Universities are evolving over time to reflect closely maladies of modern society. Profit for a few, precariousness for the rest of us.
Once upon a time, the university was the site of confrontational attitudes and a more free flowing exchange of perspectives. It represented a space to learn critique and develop novel ideas that would foster a student’s talent for argument and nurture a tenacious willingness to dissent.
It’s not necessarily that these features have vanished, wholesale, in the status quo. You still can overhear people talking radically in public spaces around campus, but this fervor has disappeared in the overall atmosphere of upper level education thanks to an insidious culprit — the corporatization of the university.
By that, I mean that the civic and public goods character of the nation’s many universities is gradually, but methodically being supplanted by a business model in mode of operation, and a business oriented set of concerns driving student behavior.
One can see several symptoms of this shift over time. There are more job-insecure adjunct professors than ever, avoiding controversial topics in the classroom because they represent an academic risk. More faculty and administrative positions popping up, reminiscent of Taylorism, or the scientific management of the workplace, intended to help an institution run “efficiently,” when a democratically organized faculty could accomplish the same work. Education is hugely financed by acquiring debt, meaning profitability, and career lucrativeness becoming smothering considerations when choosing a field of study. Universities have “investment portfolios,” engendering special interests, playing nice with business partners, which can act as implicit censor on courses and material too blatantly critical of the connections.
Older incarnations of the university had a different, more flexible mandate.
These institutions were, to some extent, independent actors in politics enabling students and teachers more leeway to collaborate and organize together, exactly because their environment was better insulated from financial interests. Of course, the university has never been completely sealed off from influence, because state schools are publicly funded, meaning watched over by elected politicians. Those politicians are subject to the influence of a swath of wealthy donors. Post-Citizens United — the problem has flown off the handle.

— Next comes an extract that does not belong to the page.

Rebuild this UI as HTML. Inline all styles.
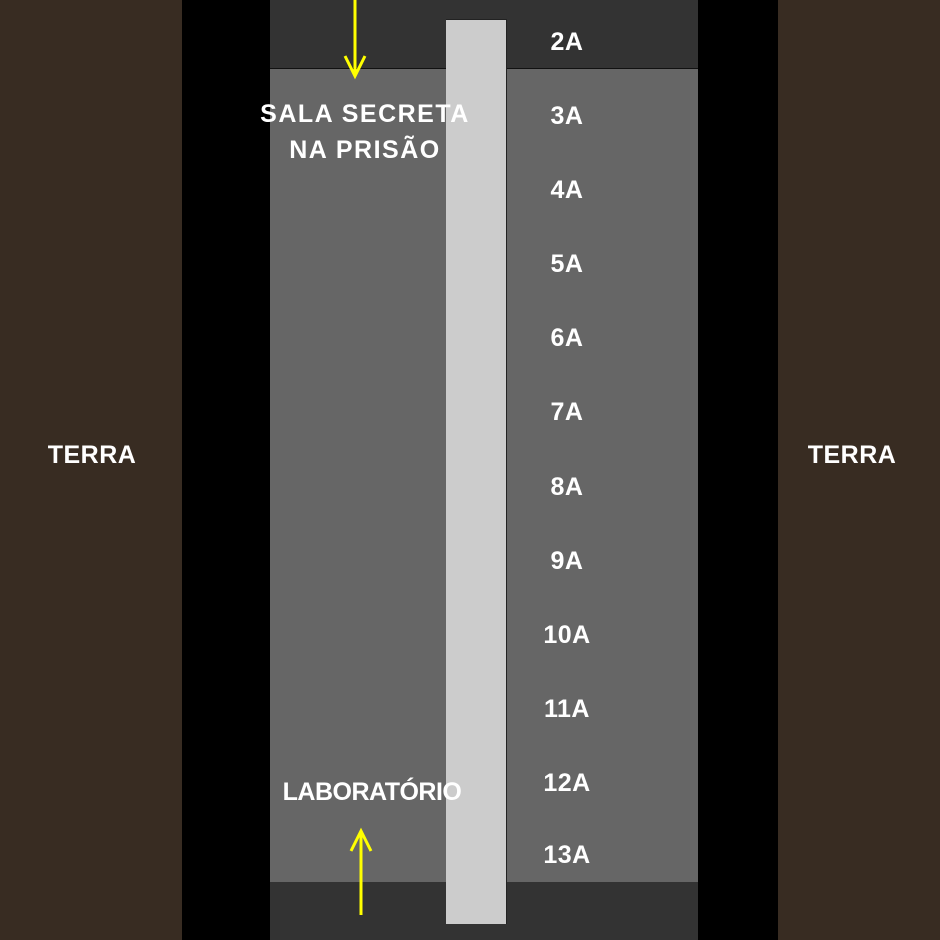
<!DOCTYPE html>
<html><head><style>
body{margin:0;width:940px;height:940px;position:relative;overflow:hidden;background:#000;font-family:"Liberation Sans",sans-serif;color:#fff}
div{position:absolute}
.t{font-size:25px;font-weight:bold;text-align:center;width:120px;margin-left:-60px;line-height:30px;letter-spacing:0.5px}
</style></head><body>
<div style="left:0;top:0;width:182px;height:940px;background:#382c22"></div>
<div style="left:778px;top:0;width:162px;height:940px;background:#382c22"></div>
<div style="left:270px;top:0;width:428px;height:68px;background:#333"></div>
<div style="left:270px;top:68px;width:428px;height:1px;background:#111"></div>
<div style="left:270px;top:69px;width:428px;height:813px;background:#666"></div>
<div style="left:270px;top:882px;width:428px;height:58px;background:#333"></div>
<div style="left:446px;top:19px;width:60px;height:904px;background:#ccc;border-top:1px solid #222;border-right:1px solid #222"></div>
<svg style="position:absolute;left:0;top:0" width="940" height="940">
<g stroke="#ffff00" stroke-width="3" fill="none">
<line x1="355" y1="0" x2="355" y2="76"/><polyline points="345,56 355,76 365,56"/>
<line x1="361" y1="915" x2="361" y2="831"/><polyline points="351,851 361,831 371,851"/>
</g></svg>
<div class="t" style="left:92px;top:440px;width:140px;margin-left:-70px">TERRA</div>
<div class="t" style="left:852px;top:440px;width:140px;margin-left:-70px">TERRA</div>
<div class="t" style="left:365px;top:96px;width:260px;margin-left:-130px;line-height:36px;letter-spacing:1.5px">SALA SECRETA<br>NA PRISÃO</div>
<div class="t" style="left:372px;top:777px;width:240px;margin-left:-120px;letter-spacing:-0.5px">LABORATÓRIO</div>
<div class="t" style="left:567px;top:27px">2A</div>
<div class="t" style="left:567px;top:101px">3A</div>
<div class="t" style="left:567px;top:175px">4A</div>
<div class="t" style="left:567px;top:249px">5A</div>
<div class="t" style="left:567px;top:323px">6A</div>
<div class="t" style="left:567px;top:397px">7A</div>
<div class="t" style="left:567px;top:472px">8A</div>
<div class="t" style="left:567px;top:546px">9A</div>
<div class="t" style="left:567px;top:620px">10A</div>
<div class="t" style="left:567px;top:694px">11A</div>
<div class="t" style="left:567px;top:768px">12A</div>
<div class="t" style="left:567px;top:840px">13A</div>
</body></html>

As a result the university is beginning to resemble a plutocratic clearinghouse, with students focused on either entering the upper echelon of society or worrying about how much a liberal arts degree will help in paying off loans. In addition, professors are far less empowered to rebel against these unfolding neoliberal trends. In such conditions, the university loses some vitality; its character as an exploratory experience, and the price of getting politicized, while studying, becomes too expensive for most to commit to principles. Moral questions and ethical considerations are significantly undercut by the mental burden of opportunity costs.
Evidence weighs in favor of the university joining the growing family of microcosm examples, another symbol of a financially motivated enterprise in a precarious economy.
This is not without contrast.
Recall from history examples of student based struggle born on University campuses like Student Non-Violent Coordinating Committee founded by black students in 1960 struggling for civil rights, or that thanks to student pressure the University of California system recently declared a total divestment from fossil fuel and coal burning companies. It’s a tiny, meaningful stride in the piecemeal effort to take the looming threats of long term climate change seriously, but also broadly represents a challenge to the idea that the university is merely a site to pursue a career and professionalize as it’s generally become.
While these profit symptoms do change the university culture, encouragements still exist. These examples of student push back, if heeded, can turn the tide of even the most entrenched problems.